そして5箇所全てを動画にまとめ、YouTubeで公開しています。
まとめ
5箇所全てのシャッターアートにかかった消耗品費やアーティスト(学生)の交通費の合計は20万円近くです。イノイチサードプレイスプロジェクトの活動費としていただいていた寄付金を全て注ぎ込んでも足りなかったため、私の自己資金で不足分を賄いました。
「うちのシャッターにも描いてほしい」と言ってくださる不動産/店舗オーナーさん、「シャッターに絵を描きたい」というアーティストさんから、別途お話をいただいたため、コーディネーターができる人を集めようと募集をしたりもしました。

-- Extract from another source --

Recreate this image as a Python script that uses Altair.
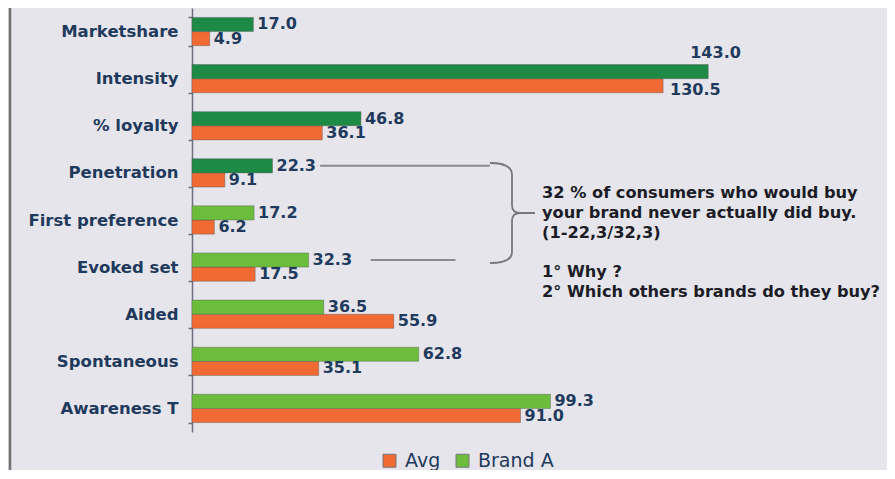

資金面を考えると、不動産/店舗オーナーさんが一部負担する、基金のようなものを作る、クラウドファンディングのような形で寄付を集める、といったことが今後ありえます。
継続的にまちの人たちに愛されるシャッターアートに育てていくためには、予算単年度主義な行政による補助金や助成金に頼るのではなく、不動産/店舗オーナーやまちの事業者、NPO、個人など民間の主体による自律的な資金を使うことが長い目で見ると重要です。自分たちのお金ならば使途を深く考え、最小の経費で最大の効果を挙げようとするインセンティブが強く働くからです。
シャッターアートに興味や理解のある不動産/店舗オーナー、自由な表現を求めるアーティスト、両者をつなぎ利害を調整するコーディネーターの三者が有機的につながることで、魅力的なアートという目に見える価値のみならず、一つの作品を創り上げたという共通体験や関係性という目に見えない価値をも生み出すことができたのだと実感します。
補足:シャッターでなくてもいい
シャッターに限らず、まちの中には自由な表現や創作の舞台となりうる余白や可能性が点在しています。そうしたまちの余白や可能性のポテンシャルを活かすことができれば、まちはもっと素敵な感じになると思います。みんなで取り組んだ今回のシャッターアートの試行錯誤を、次の展開のヒントにしていきたいです。